Instruction =>
Both the line containing "Convert this chart to matplotlib code." and the line containing "plt.rcParams['mathtext.bf'] = 'Liberation" belong in the copy, as do all lines between them, copied exactly; pictures do not.

Entries with chart source code:
--------------------------------

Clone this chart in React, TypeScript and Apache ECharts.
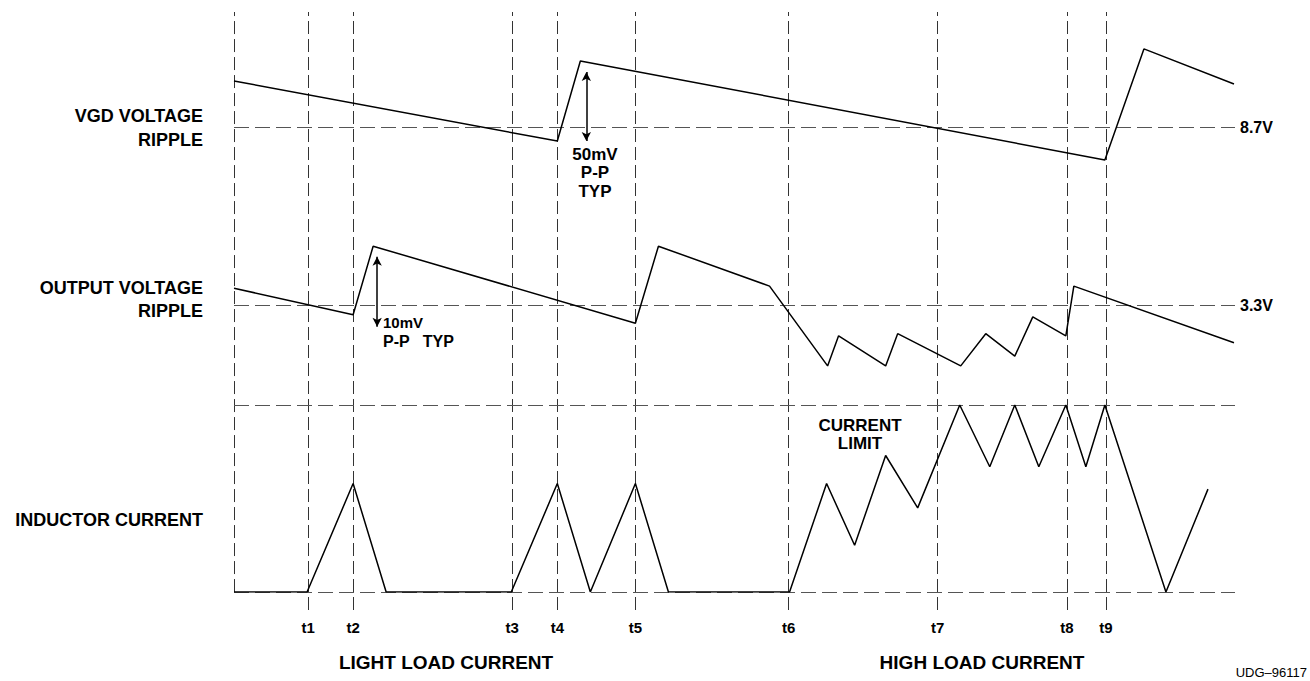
import React, { useEffect, useRef } from "react";
import * as echarts from "echarts";

// time axis in arbitrary units (0 .. 1000)
const tMarks = [74, 119, 278, 323, 401, 554, 703, 832, 871];
const tLabels = ["t1", "t2", "t3", "t4", "t5", "t6", "t7", "t8", "t9"];

// VGD ripple, mV around 8.7 V
const vgdTime = [0, 323, 346, 870, 909, 999];
const vgdRipple = [28.8, -8.8, 41.3, -20.6, 48.8, 26.9];

// Output ripple, mV around 3.3 V
const outTime = [0, 119, 139, 401, 424, 535, 593, 604, 651, 663, 726, 751, 780, 798, 831, 839, 999];
const outRipple = [2.4, -1.4, 8.4, -2.6, 8.4, 2.7, -8.7, -4.4, -8.7, -4.1, -8.7, -4.1, -7.3, -1.7, -4.4, 2.7, -5.4];

// Inductor current, A (current limit = 10)
const indTime = [0, 73, 119, 152, 277, 323, 356, 401, 434, 555, 592, 620, 651, 683, 725, 755, 780, 804, 831, 851, 870, 931, 973];
const indCurrent = [0, 0, 5.8, 0, 0, 5.8, 0, 5.8, 0, 0, 5.8, 2.5, 7.3, 4.5, 10, 6.7, 10, 6.7, 10, 6.7, 10, 0, 5.5];
const currentLimit = 10;

const vgdRefLabel = "8.7V";
const outRefLabel = "3.3V";
const vgdArrow = { t: 352, from: 34.4, to: -8.8 };
const outArrow = { t: 143, from: 6.9, to: -3.1 };

const FONT = '"Liberation Sans", Arial, Helvetica, sans-serif';

function pairs(xs: number[], ys: number[]) {
  return xs.map((x, i) => [x, ys[i]]);
}

export default function App() {
  const ref = useRef<HTMLDivElement>(null);
  useEffect(() => {
    if (!ref.current) return;
    const chart = echarts.init(ref.current, undefined, { renderer: "svg" });
    const hDash = { type: [15, 6] as any, color: "#555", width: 1 };
    const vDash = { type: [13, 5] as any, color: "#333", width: 1 };
    const wave = { color: "#000", width: 1.5 };
    const txt = (text: string, x: number, y: number, size: number, align = "left", weight = "bold") => ({
      type: "text",
      x,
      y,
      silent: true,
      style: {
        text,
        fill: "#000",
        fontSize: size,
        fontWeight: weight,
        fontFamily: FONT,
        align,
        verticalAlign: "middle",
      },
    });
    const arrowLine = (a: { t: number; from: number; to: number }) => [
      { coord: [a.t, a.from], symbol: "arrow", symbolSize: [7, 9], lineStyle: { type: "solid", color: "#000", width: 1.5 } },
      { coord: [a.t, a.to], symbol: "arrow", symbolSize: [7, 9] },
    ];
    const option: any = {
      animation: false,
      grid: [
        { left: 234, width: 1001, top: 31, height: 160 },
        { left: 234, width: 1001, top: 235, height: 140 },
        { left: 234, width: 1001, top: 405, height: 187 },
        { left: 234, width: 1001, top: 12, height: 598 },
      ],
      xAxis: [0, 1, 2, 3].map((g) => ({
        type: "value",
        gridIndex: g,
        min: 0,
        max: 1000,
        show: g === 3,
        axisLine: { show: false },
        axisTick: { show: false },
        splitLine: { show: false },
        axisLabel: {
          show: g === 3,
          customValues: tMarks,
          formatter: (v: number) => tLabels[tMarks.indexOf(v)] ?? "",
          margin: 10,
          fontSize: 15,
          fontWeight: "bold",
          fontFamily: FONT,
          color: "#000",
        },
      })),
      yAxis: [
        { type: "value", gridIndex: 0, min: -40, max: 60, show: false },
        { type: "value", gridIndex: 1, min: -10, max: 10, show: false },
        { type: "value", gridIndex: 2, min: 0, max: currentLimit, show: false },
        { type: "value", gridIndex: 3, min: 0, max: 100, show: false },
      ].map((y) => ({ ...y, splitLine: { show: false } })),
      series: [
        {
          type: "line",
          xAxisIndex: 3,
          yAxisIndex: 3,
          data: [[0, 0]],
          showSymbol: false,
          lineStyle: { opacity: 0 },
          z: 1,
          markLine: {
            silent: true,
            symbol: "none",
            label: { show: false },
            lineStyle: vDash,
            data: [
              ...tMarks.map((t) => ({ xAxis: t })),
              [{ coord: [0, 3] }, { coord: [0, 100] }],
            ],
          },
        },
        {
          name: "VGD VOLTAGE RIPPLE",
          type: "line",
          xAxisIndex: 0,
          yAxisIndex: 0,
          data: pairs(vgdTime, vgdRipple),
          showSymbol: false,
          lineStyle: wave,
          z: 5,
          markLine: {
            silent: true,
            symbol: "none",
            label: { show: false },
            lineStyle: hDash,
            data: [{ yAxis: 0 }, arrowLine(vgdArrow)],
          },
        },
        {
          name: "OUTPUT VOLTAGE RIPPLE",
          type: "line",
          xAxisIndex: 1,
          yAxisIndex: 1,
          data: pairs(outTime, outRipple),
          showSymbol: false,
          lineStyle: wave,
          z: 5,
          markLine: {
            silent: true,
            symbol: "none",
            label: { show: false },
            lineStyle: hDash,
            data: [{ yAxis: 0 }, arrowLine(outArrow)],
          },
        },
        {
          name: "INDUCTOR CURRENT",
          type: "line",
          xAxisIndex: 2,
          yAxisIndex: 2,
          data: pairs(indTime, indCurrent),
          showSymbol: false,
          lineStyle: wave,
          z: 5,
          markLine: {
            silent: true,
            symbol: "none",
            label: { show: false },
            lineStyle: hDash,
            data: [{ yAxis: 0 }, { yAxis: currentLimit }],
          },
        },
      ],
      graphic: [
        txt("VGD VOLTAGE", 203, 116, 18, "right"),
        txt("RIPPLE", 203, 140, 18, "right"),
        txt("OUTPUT VOLTAGE", 203, 288, 18, "right"),
        txt("RIPPLE", 203, 311, 18, "right"),
        txt("INDUCTOR CURRENT", 203, 520, 18, "right"),
        txt(vgdRefLabel, 1240, 127, 16, "left"),
        txt(outRefLabel, 1240, 305, 16, "left"),
        txt("50mV", 595, 154, 17, "center"),
        txt("P-P", 595, 172, 17, "center"),
        txt("TYP", 595, 191, 17, "center"),
        txt("10mV", 383, 322, 15, "left"),
        txt("P-P   TYP", 383, 341, 16, "left"),
        txt("CURRENT", 860, 425, 17, "center"),
        txt("LIMIT", 860, 443, 17, "center"),
        txt("LIGHT LOAD CURRENT", 446, 662, 19, "center"),
        txt("HIGH LOAD CURRENT", 982, 662, 19, "center"),
        txt("UDG\u201396117", 1307, 672, 13, "right", "normal"),
      ],
    };
    chart.setOption(option);
    return () => chart.dispose();
  }, []);
  return (
    <div
      ref={ref}
      style={{ position: "fixed", left: 0, top: 0, width: 1310, height: 681, background: "#fff" }}
    />
  );
}
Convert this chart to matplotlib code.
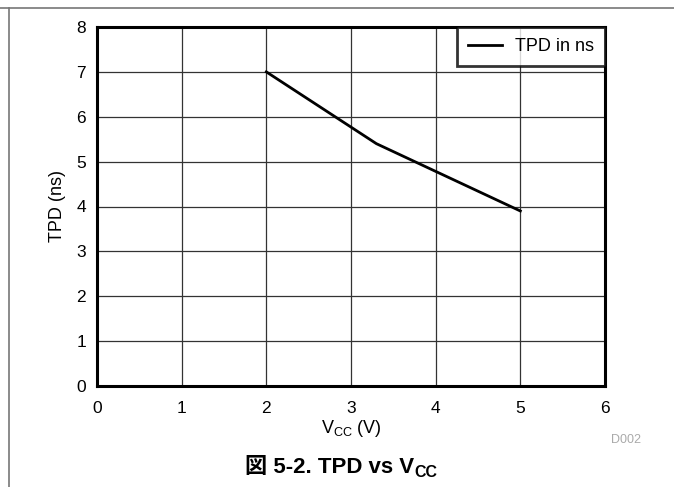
import matplotlib
matplotlib.use('Agg')
import matplotlib.pyplot as plt
from matplotlib.lines import Line2D

plt.rcParams['font.family'] = ['Liberation Sans', 'Noto Sans CJK JP']
plt.rcParams['mathtext.fontset'] = 'custom'
plt.rcParams['mathtext.rm'] = 'Liberation Sans'
plt.rcParams['mathtext.bf'] = 'Liberation Sans:bold'

# data
vcc = [2.0, 3.3, 5.0]
tpd = [7.0, 5.4, 3.9]
x_ticks = [0, 1, 2, 3, 4, 5, 6]
y_ticks = [0, 1, 2, 3, 4, 5, 6, 7, 8]

fig = plt.figure(figsize=(6.74, 4.87), dpi=100)
W, H = 674, 487
ax = fig.add_axes([97 / W, 1 - 386 / H, (605 - 97) / W, (386 - 27) / H])

ax.plot(vcc, tpd, color='black', lw=2, label='TPD in ns')
ax.set_xlim(0, 6)
ax.set_ylim(0, 8)
ax.set_xticks(x_ticks)
ax.set_yticks(y_ticks)
ax.grid(True, color='#333333', lw=0.9)
ax.tick_params(length=0, labelsize=12.5)
ax.tick_params(axis='x', pad=11)
ax.tick_params(axis='y', pad=8)
for s in ax.spines.values():
    s.set_linewidth(2.2)
    s.set_color('black')

ax.set_xlabel(r'V$_{\mathrm{CC}}$ (V)', fontsize=13, labelpad=1)
ax.set_ylabel('TPD (ns)', fontsize=13, labelpad=7)

leg = ax.legend(loc='upper right', fontsize=13, frameon=True, fancybox=False,
                borderaxespad=0, handlelength=1.85, borderpad=0.6,
                handletextpad=0.75)
leg.get_frame().set_edgecolor('black')
leg.get_frame().set_linewidth(2)

fig.text(626 / W, 1 - 440 / H, 'D002', color='#aaaaaa', fontsize=9,
         ha='center', va='center')

# caption: CJK text plus a bold subscript, drawn as two pieces
base_y = 1 - 473 / H
cap = fig.text(330 / W, base_y, '図 5-2. TPD vs V',
               fontsize=16, fontweight='bold', ha='center', va='baseline')
fig.canvas.draw()
bb = cap.get_window_extent()
fig.text(bb.x1 / W, base_y - 4 / H, 'CC',
         fontsize=11.5, fontweight='bold', ha='left', va='baseline')

# page frame lines
fig.add_artist(Line2D([0, 1], [1 - 8 / H, 1 - 8 / H], color='#777777', lw=1.2,
                      transform=fig.transFigure))
fig.add_artist(Line2D([9 / W, 9 / W], [0, 1 - 8 / H], color='#777777', lw=1.2,
                      transform=fig.transFigure))

fig.savefig('out.png', dpi=100)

--------------------------------

In response =>
Convert this chart to matplotlib code.
import matplotlib
matplotlib.use('Agg')
import matplotlib.pyplot as plt
from matplotlib.lines import Line2D

plt.rcParams['font.family'] = ['Liberation Sans', 'Noto Sans CJK JP']
plt.rcParams['mathtext.fontset'] = 'custom'
plt.rcParams['mathtext.rm'] = 'Liberation Sans'
plt.rcParams['mathtext.bf'] = 'Liberation Sans:bold'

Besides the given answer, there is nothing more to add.